§ GIVEN PROBLEM: Starting at the first line of the listing below, repeat each line up to and including the one containing "Y_BREAK = 15". Leave out pictures.

§ DATA EXTRACT:
____

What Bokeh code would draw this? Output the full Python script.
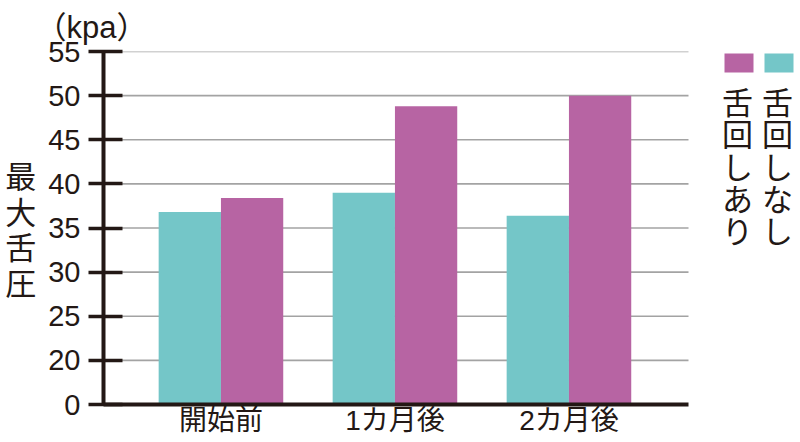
from bokeh.plotting import figure
from bokeh.models import Range1d, FixedTicker, Title, ColumnDataSource
from bokeh.core.properties import value
from bokeh.embed import file_html
from bokeh.resources import INLINE

# ---- data ----
categories = ["開始前", "1カ月後", "2カ月後"]
series_names = ["舌回しなし", "舌回しあり"]
without_rot = [36.8, 39.0, 36.4]   # 舌回しなし
with_rot = [38.4, 48.8, 50.0]      # 舌回しあり
y_ticks = [20, 25, 30, 35, 40, 45, 50, 55]
unit_label = "（kpa）"
y_title = "最大舌圧"

TEAL = "#74c6c8"
MAGENTA = "#b764a3"
INK = "#231815"
GRID = "#a3a3a3"
JP = "Noto Sans CJK JP"
MIX = "Liberation Sans, Noto Sans CJK JP"

Y_BREAK = 15  # broken axis: the "0" sits where 15 would be

W, H = 800, 442
FL, FT, FB = 103, 51, 404          # frame edges (px)
PX_PER_CAT = 174.0
X0 = -0.675
X1 = X0 + (W - FL) / PX_PER_CAT
Y0, Y1 = Y_BREAK, 55

def dx(px):  # px -> data x
    return X0 + (px - FL) / PX_PER_CAT

def dy(py):  # px -> data y
    return Y1 - (py - FT) / (FB - FT) * (Y1 - Y0)

PLOT_RIGHT = dx(688)

p = figure(width=W, height=H, output_backend="svg", toolbar_location=None,
           x_range=Range1d(X0, X1), y_range=Range1d(Y0, Y1),
           min_border_left=FL, min_border_right=0,
           min_border_top=FT, min_border_bottom=H - FB)
p.outline_line_color = None
p.background_fill_color = "white"
p.border_fill_color = "white"
p.xgrid.grid_line_color = None
p.ygrid.grid_line_color = None

# grid lines (only across the plotting area)
gl = p.segment(x0=X0, x1=PLOT_RIGHT, y0=y_ticks, y1=y_ticks,
               line_color=GRID, line_width=1.6)
gl.level = "underlay"

xs = list(range(len(categories)))
bw = 0.358
p.vbar(x=[x - bw / 2 for x in xs], top=without_rot, bottom=Y_BREAK, width=bw,
       fill_color=TEAL, line_color=None)
p.vbar(x=[x + bw / 2 for x in xs], top=with_rot, bottom=Y_BREAK, width=bw,
       fill_color=MAGENTA, line_color=None)

# y axis
p.yaxis.ticker = FixedTicker(ticks=[Y_BREAK] + y_ticks)
p.yaxis.major_label_overrides = {Y_BREAK: "0"}
p.yaxis.minor_tick_line_color = None
p.yaxis.major_tick_in = 19
p.yaxis.major_tick_out = 15
p.yaxis.major_tick_line_width = 3.5
p.yaxis.major_tick_line_color = INK
p.yaxis.axis_line_width = 4
p.yaxis.axis_line_color = INK
p.yaxis.major_label_text_font = "Liberation Sans"
p.yaxis.major_label_text_font_size = "29px"
p.yaxis.major_label_text_color = INK
p.yaxis.major_label_standoff = 8
p.yaxis.axis_label = "\n".join(y_title)
p.yaxis.axis_label_orientation = "horizontal"
p.yaxis.axis_label_text_font = JP
p.yaxis.axis_label_text_font_size = "31px"
p.yaxis.axis_label_text_font_style = "normal"
p.yaxis.axis_label_text_color = INK
p.yaxis.axis_label_text_line_height = 0.79
p.yaxis.axis_label_standoff = 9

# x axis
p.xaxis.ticker = FixedTicker(ticks=xs)
p.xaxis.major_label_overrides = {x: c for x, c in zip(xs, categories)}
p.xaxis.minor_tick_line_color = None
p.xaxis.major_tick_line_color = None
p.xaxis.major_tick_out = 0
p.xaxis.major_tick_in = 0
p.xaxis.major_label_standoff = 0
p.xaxis.major_label_text_font = MIX
p.xaxis.major_label_text_font_size = "28px"
p.xaxis.major_label_text_color = INK
p.xaxis.axis_line_width = 4
p.xaxis.axis_line_color = INK
p.xaxis.bounds = (X0, PLOT_RIGHT)

# unit title
p.title = Title(text=unit_label, align="left", offset=-68, standoff=14,
                text_font=MIX, text_font_size="31px", text_font_style="normal",
                text_color=INK)

# legend: squares with vertical text beneath
leg_left = [dx(764), dx(724)]
leg_right = [dx(793), dx(753)]
p.quad(left=leg_left, right=leg_right, top=dy(53), bottom=dy(72),
       fill_color=[TEAL, MAGENTA], line_color=None)
PITCH = 32.3
lx, ly, lt = [], [], []
for name, xc in zip(series_names, [dx(777), dx(737)]):
    for k, ch in enumerate(name):
        lx.append(xc)
        ly.append(dy(100 + k * PITCH))
        lt.append(ch)
p.text(x="x", y="y", text="t", source=ColumnDataSource(dict(x=lx, y=ly, t=lt)),
       text_font=value(JP), text_font_size="31px", text_color=INK,
       text_align="center", text_baseline="middle")

open("out.html", "w").write(file_html(p, INLINE))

____

§ RESPONSE TO THIS TASK:
What Bokeh code would draw this? Output the full Python script.
from bokeh.plotting import figure
from bokeh.models import Range1d, FixedTicker, Title, ColumnDataSource
from bokeh.core.properties import value
from bokeh.embed import file_html
from bokeh.resources import INLINE

# ---- data ----
categories = ["開始前", "1カ月後", "2カ月後"]
series_names = ["舌回しなし", "舌回しあり"]
without_rot = [36.8, 39.0, 36.4]   # 舌回しなし
with_rot = [38.4, 48.8, 50.0]      # 舌回しあり
y_ticks = [20, 25, 30, 35, 40, 45, 50, 55]
unit_label = "（kpa）"
y_title = "最大舌圧"

TEAL = "#74c6c8"
MAGENTA = "#b764a3"
INK = "#231815"
GRID = "#a3a3a3"
JP = "Noto Sans CJK JP"
MIX = "Liberation Sans, Noto Sans CJK JP"

Y_BREAK = 15  # broken axis: the "0" sits where 15 would be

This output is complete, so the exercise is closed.